Omit every picture, and retype the lines that run from the beginning of the data below through the line containing "const yTicks = [1, 2, 3, 4, 5];", inclusive.
»»
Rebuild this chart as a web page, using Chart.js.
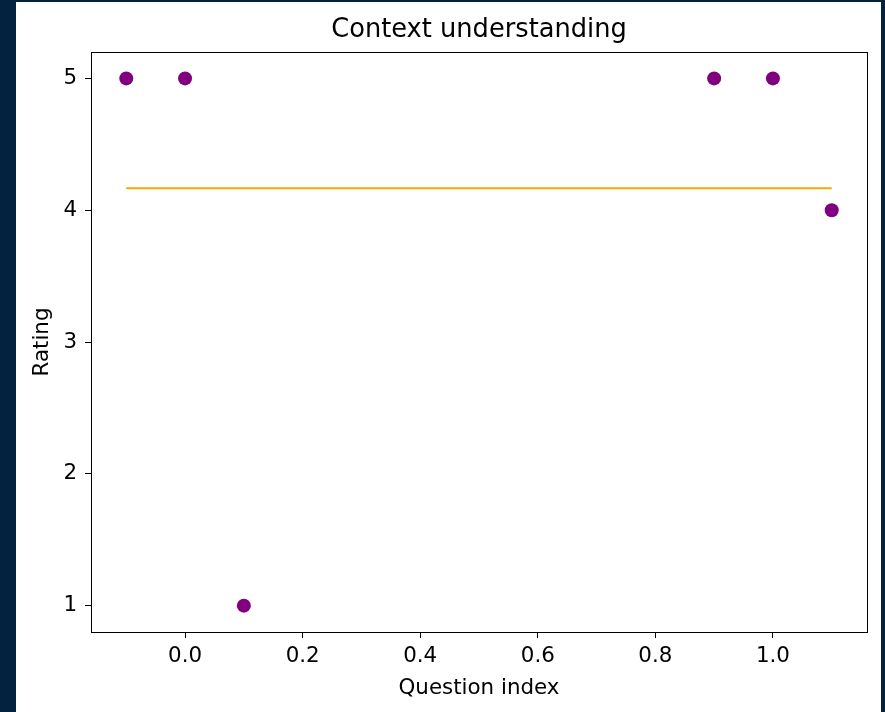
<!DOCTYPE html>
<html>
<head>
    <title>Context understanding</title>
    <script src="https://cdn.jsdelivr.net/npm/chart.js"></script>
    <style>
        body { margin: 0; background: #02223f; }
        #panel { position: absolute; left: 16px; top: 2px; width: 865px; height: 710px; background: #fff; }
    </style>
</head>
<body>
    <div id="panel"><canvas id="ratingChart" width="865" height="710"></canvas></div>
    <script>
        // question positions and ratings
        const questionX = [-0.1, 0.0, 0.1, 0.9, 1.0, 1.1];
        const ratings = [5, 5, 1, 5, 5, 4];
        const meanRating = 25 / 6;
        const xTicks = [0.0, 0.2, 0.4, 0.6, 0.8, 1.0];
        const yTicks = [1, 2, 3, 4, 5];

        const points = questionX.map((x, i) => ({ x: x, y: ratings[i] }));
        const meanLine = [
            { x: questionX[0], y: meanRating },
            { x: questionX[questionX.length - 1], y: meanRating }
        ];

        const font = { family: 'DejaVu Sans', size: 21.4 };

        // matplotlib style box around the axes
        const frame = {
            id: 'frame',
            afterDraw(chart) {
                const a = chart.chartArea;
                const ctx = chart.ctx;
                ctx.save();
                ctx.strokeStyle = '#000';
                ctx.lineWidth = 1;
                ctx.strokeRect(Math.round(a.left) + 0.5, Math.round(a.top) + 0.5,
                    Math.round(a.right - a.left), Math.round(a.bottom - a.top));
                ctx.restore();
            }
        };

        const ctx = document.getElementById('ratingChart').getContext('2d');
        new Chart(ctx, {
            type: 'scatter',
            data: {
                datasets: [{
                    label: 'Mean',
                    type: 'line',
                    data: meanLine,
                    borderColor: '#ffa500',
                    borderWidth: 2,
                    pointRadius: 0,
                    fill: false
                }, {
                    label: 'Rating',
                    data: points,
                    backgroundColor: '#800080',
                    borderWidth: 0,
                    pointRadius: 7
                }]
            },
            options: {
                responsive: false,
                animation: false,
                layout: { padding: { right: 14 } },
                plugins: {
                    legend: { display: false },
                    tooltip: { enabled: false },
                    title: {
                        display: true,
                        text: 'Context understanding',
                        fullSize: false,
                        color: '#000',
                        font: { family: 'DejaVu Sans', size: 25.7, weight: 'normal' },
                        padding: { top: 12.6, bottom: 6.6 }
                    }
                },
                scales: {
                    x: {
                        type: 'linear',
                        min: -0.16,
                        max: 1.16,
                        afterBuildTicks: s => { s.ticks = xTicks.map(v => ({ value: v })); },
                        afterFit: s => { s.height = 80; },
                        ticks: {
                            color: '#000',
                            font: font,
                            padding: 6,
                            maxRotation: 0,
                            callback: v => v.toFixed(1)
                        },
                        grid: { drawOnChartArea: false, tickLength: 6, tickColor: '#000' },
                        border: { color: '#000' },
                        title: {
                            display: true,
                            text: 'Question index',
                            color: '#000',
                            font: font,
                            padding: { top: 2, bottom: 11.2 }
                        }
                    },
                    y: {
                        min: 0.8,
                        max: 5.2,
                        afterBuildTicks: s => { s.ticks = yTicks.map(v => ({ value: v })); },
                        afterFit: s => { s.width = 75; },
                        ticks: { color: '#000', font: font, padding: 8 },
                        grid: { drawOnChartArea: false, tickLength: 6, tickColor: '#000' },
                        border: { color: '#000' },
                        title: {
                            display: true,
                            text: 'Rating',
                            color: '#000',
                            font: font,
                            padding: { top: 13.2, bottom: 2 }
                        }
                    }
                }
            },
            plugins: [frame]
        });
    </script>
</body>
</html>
««
## Complete response
Rebuild this chart as a web page, using Chart.js.
<!DOCTYPE html>
<html>
<head>
    <title>Context understanding</title>
    <script src="https://cdn.jsdelivr.net/npm/chart.js"></script>
    <style>
        body { margin: 0; background: #02223f; }
        #panel { position: absolute; left: 16px; top: 2px; width: 865px; height: 710px; background: #fff; }
    </style>
</head>
<body>
    <div id="panel"><canvas id="ratingChart" width="865" height="710"></canvas></div>
    <script>
        // question positions and ratings
        const questionX = [-0.1, 0.0, 0.1, 0.9, 1.0, 1.1];
        const ratings = [5, 5, 1, 5, 5, 4];
        const meanRating = 25 / 6;
        const xTicks = [0.0, 0.2, 0.4, 0.6, 0.8, 1.0];
        const yTicks = [1, 2, 3, 4, 5];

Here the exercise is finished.